_REQUIREMENT_.
Retype each line of the listing below, from the first through the one holding "1.18, 0.947, 0.856]", with no other lines.

_SOURCE DATA_.
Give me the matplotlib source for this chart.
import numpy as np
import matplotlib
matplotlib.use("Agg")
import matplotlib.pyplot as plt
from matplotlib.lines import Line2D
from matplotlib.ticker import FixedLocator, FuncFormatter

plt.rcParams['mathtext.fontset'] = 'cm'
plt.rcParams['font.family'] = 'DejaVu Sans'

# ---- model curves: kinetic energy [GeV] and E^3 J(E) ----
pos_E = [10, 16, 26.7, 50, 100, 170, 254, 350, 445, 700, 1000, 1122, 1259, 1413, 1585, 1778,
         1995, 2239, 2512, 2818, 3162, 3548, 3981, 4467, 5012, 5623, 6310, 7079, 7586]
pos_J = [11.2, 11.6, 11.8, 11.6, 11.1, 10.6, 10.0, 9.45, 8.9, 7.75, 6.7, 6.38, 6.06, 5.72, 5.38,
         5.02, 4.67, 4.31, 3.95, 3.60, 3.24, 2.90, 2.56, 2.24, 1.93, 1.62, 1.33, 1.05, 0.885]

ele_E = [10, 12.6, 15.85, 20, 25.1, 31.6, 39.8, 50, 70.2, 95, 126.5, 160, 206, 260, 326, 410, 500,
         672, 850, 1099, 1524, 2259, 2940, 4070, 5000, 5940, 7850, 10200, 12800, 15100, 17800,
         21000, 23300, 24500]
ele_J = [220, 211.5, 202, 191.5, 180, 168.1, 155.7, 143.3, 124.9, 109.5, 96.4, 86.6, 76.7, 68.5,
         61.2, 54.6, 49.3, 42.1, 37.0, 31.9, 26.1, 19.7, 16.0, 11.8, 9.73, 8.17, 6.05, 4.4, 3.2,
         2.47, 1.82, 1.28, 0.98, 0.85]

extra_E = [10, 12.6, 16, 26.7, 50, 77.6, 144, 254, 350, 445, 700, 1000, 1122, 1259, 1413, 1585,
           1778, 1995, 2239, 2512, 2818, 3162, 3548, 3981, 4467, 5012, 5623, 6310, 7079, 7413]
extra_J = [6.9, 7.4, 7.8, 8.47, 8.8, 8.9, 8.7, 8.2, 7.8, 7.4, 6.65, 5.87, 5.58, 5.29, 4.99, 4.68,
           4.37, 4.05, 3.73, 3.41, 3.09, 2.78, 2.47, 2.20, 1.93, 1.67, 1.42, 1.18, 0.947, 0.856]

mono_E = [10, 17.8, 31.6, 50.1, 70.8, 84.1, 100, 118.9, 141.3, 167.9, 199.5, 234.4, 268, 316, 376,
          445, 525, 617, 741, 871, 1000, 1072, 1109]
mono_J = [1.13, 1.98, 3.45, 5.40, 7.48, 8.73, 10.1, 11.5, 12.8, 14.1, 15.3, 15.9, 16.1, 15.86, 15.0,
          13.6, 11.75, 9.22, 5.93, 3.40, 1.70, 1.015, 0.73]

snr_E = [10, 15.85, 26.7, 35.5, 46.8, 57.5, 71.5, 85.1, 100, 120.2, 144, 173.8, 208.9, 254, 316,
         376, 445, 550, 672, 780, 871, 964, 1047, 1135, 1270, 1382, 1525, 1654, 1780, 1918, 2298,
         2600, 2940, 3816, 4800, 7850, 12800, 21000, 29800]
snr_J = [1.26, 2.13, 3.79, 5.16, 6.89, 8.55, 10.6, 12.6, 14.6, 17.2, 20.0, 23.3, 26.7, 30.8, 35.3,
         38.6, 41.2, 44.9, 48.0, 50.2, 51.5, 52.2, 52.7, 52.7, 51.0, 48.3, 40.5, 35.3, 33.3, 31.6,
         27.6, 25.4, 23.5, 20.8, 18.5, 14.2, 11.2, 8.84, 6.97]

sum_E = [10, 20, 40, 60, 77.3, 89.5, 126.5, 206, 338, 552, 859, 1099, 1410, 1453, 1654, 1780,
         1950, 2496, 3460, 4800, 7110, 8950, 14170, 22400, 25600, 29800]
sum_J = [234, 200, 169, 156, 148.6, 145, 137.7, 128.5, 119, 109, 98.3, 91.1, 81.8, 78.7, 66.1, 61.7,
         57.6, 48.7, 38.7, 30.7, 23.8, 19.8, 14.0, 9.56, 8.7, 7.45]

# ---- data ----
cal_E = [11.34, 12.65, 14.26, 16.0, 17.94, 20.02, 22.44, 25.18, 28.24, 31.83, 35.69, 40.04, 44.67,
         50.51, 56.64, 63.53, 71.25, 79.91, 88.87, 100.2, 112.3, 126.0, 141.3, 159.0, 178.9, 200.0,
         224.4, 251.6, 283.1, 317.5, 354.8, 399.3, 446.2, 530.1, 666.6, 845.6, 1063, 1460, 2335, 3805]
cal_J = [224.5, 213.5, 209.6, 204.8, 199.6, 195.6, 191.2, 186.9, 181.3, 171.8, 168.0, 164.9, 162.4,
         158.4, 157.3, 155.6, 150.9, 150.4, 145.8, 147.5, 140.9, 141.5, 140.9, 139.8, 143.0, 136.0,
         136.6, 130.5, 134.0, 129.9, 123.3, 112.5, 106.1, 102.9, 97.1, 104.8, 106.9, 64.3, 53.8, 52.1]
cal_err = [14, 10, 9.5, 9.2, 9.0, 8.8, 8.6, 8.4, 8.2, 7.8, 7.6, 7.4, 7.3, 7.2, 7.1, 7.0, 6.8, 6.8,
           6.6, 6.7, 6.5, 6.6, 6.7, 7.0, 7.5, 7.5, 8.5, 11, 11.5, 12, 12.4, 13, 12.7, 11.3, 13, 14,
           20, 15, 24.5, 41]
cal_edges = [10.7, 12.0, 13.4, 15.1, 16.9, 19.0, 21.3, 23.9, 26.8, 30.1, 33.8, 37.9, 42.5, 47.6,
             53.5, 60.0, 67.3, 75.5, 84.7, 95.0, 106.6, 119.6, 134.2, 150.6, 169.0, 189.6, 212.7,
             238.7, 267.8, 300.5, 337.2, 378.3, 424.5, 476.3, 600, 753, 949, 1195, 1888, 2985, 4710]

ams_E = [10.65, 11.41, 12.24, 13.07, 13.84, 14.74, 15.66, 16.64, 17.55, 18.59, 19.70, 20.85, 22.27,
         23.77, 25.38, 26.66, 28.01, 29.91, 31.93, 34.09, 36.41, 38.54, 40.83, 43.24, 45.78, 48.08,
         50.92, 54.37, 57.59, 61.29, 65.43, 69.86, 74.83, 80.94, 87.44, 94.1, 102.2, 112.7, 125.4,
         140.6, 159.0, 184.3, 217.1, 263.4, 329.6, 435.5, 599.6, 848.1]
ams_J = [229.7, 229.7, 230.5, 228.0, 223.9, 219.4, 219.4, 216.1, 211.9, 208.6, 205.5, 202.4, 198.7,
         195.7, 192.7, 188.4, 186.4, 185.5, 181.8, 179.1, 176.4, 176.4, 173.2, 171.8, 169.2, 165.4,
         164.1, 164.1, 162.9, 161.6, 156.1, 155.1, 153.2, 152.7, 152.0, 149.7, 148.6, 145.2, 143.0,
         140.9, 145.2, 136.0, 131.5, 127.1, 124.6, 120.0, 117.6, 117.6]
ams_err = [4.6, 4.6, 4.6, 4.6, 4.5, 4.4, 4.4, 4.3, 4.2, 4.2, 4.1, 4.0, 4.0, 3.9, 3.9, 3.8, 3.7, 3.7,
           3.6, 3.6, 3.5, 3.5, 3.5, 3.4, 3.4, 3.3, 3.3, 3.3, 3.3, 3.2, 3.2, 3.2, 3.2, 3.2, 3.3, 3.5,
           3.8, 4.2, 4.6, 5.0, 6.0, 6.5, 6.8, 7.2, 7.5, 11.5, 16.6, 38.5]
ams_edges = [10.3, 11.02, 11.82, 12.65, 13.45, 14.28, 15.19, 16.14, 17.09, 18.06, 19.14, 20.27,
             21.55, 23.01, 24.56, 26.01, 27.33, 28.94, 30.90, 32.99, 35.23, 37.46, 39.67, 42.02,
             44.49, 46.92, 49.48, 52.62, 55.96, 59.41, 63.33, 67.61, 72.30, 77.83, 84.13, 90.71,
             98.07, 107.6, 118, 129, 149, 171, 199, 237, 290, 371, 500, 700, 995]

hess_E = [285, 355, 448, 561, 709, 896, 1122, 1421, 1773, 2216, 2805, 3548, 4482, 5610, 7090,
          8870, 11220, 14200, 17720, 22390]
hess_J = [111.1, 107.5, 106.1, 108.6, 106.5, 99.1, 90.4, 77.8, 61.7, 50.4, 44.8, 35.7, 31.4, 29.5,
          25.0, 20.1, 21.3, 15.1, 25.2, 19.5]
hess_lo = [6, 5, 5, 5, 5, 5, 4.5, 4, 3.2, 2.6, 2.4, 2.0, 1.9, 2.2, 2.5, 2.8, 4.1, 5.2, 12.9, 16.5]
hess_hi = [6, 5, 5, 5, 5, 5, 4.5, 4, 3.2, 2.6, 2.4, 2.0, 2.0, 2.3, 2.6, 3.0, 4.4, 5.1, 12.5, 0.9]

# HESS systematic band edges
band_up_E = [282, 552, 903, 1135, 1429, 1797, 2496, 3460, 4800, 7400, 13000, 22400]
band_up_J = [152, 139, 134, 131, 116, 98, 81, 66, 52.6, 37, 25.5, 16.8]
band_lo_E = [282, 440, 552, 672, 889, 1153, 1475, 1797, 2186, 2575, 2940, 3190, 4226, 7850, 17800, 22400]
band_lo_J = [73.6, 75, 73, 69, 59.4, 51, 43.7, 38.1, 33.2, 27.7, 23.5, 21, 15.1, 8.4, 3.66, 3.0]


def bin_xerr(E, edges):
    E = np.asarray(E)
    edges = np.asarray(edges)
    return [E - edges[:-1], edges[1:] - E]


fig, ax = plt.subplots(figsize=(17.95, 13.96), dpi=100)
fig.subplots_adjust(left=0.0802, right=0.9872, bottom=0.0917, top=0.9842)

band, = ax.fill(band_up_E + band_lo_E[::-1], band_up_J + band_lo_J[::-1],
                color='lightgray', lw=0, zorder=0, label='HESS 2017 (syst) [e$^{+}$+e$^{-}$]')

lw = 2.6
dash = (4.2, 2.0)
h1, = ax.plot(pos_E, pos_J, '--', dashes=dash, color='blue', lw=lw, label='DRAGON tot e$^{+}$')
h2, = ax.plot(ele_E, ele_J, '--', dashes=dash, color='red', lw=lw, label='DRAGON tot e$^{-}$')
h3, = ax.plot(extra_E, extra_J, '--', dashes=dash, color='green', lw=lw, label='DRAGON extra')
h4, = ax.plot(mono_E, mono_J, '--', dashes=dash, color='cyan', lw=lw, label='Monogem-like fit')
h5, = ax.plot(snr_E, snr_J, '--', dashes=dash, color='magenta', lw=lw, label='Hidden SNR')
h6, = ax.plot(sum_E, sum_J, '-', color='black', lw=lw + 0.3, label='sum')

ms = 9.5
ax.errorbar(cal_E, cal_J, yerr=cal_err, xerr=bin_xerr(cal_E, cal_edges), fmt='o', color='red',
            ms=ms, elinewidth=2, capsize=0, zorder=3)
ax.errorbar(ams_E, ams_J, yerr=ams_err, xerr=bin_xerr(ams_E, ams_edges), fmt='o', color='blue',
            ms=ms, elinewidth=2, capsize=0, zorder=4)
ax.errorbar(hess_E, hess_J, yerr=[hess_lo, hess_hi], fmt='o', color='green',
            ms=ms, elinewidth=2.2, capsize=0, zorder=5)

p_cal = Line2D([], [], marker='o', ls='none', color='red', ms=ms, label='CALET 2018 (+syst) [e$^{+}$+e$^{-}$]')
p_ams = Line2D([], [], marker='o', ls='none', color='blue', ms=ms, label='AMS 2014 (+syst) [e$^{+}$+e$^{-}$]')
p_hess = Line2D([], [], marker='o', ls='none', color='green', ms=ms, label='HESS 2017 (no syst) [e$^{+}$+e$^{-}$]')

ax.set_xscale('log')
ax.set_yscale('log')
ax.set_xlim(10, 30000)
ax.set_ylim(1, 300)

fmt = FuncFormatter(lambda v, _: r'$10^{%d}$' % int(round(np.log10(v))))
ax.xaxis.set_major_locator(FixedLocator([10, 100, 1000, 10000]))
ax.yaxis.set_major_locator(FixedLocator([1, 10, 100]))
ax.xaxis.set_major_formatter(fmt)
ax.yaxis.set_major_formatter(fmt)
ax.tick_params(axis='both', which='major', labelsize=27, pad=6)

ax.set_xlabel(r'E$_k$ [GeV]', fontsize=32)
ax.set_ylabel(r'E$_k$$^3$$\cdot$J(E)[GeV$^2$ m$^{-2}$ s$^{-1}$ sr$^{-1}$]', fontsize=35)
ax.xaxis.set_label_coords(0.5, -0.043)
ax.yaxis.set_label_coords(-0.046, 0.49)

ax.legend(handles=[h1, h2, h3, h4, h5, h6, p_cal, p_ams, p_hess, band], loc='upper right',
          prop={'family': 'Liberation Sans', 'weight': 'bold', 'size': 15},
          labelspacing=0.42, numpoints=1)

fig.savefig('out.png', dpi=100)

_REPLY_.
Give me the matplotlib source for this chart.
import numpy as np
import matplotlib
matplotlib.use("Agg")
import matplotlib.pyplot as plt
from matplotlib.lines import Line2D
from matplotlib.ticker import FixedLocator, FuncFormatter

plt.rcParams['mathtext.fontset'] = 'cm'
plt.rcParams['font.family'] = 'DejaVu Sans'

# ---- model curves: kinetic energy [GeV] and E^3 J(E) ----
pos_E = [10, 16, 26.7, 50, 100, 170, 254, 350, 445, 700, 1000, 1122, 1259, 1413, 1585, 1778,
         1995, 2239, 2512, 2818, 3162, 3548, 3981, 4467, 5012, 5623, 6310, 7079, 7586]
pos_J = [11.2, 11.6, 11.8, 11.6, 11.1, 10.6, 10.0, 9.45, 8.9, 7.75, 6.7, 6.38, 6.06, 5.72, 5.38,
         5.02, 4.67, 4.31, 3.95, 3.60, 3.24, 2.90, 2.56, 2.24, 1.93, 1.62, 1.33, 1.05, 0.885]

ele_E = [10, 12.6, 15.85, 20, 25.1, 31.6, 39.8, 50, 70.2, 95, 126.5, 160, 206, 260, 326, 410, 500,
         672, 850, 1099, 1524, 2259, 2940, 4070, 5000, 5940, 7850, 10200, 12800, 15100, 17800,
         21000, 23300, 24500]
ele_J = [220, 211.5, 202, 191.5, 180, 168.1, 155.7, 143.3, 124.9, 109.5, 96.4, 86.6, 76.7, 68.5,
         61.2, 54.6, 49.3, 42.1, 37.0, 31.9, 26.1, 19.7, 16.0, 11.8, 9.73, 8.17, 6.05, 4.4, 3.2,
         2.47, 1.82, 1.28, 0.98, 0.85]

extra_E = [10, 12.6, 16, 26.7, 50, 77.6, 144, 254, 350, 445, 700, 1000, 1122, 1259, 1413, 1585,
           1778, 1995, 2239, 2512, 2818, 3162, 3548, 3981, 4467, 5012, 5623, 6310, 7079, 7413]
extra_J = [6.9, 7.4, 7.8, 8.47, 8.8, 8.9, 8.7, 8.2, 7.8, 7.4, 6.65, 5.87, 5.58, 5.29, 4.99, 4.68,
           4.37, 4.05, 3.73, 3.41, 3.09, 2.78, 2.47, 2.20, 1.93, 1.67, 1.42, 1.18, 0.947, 0.856]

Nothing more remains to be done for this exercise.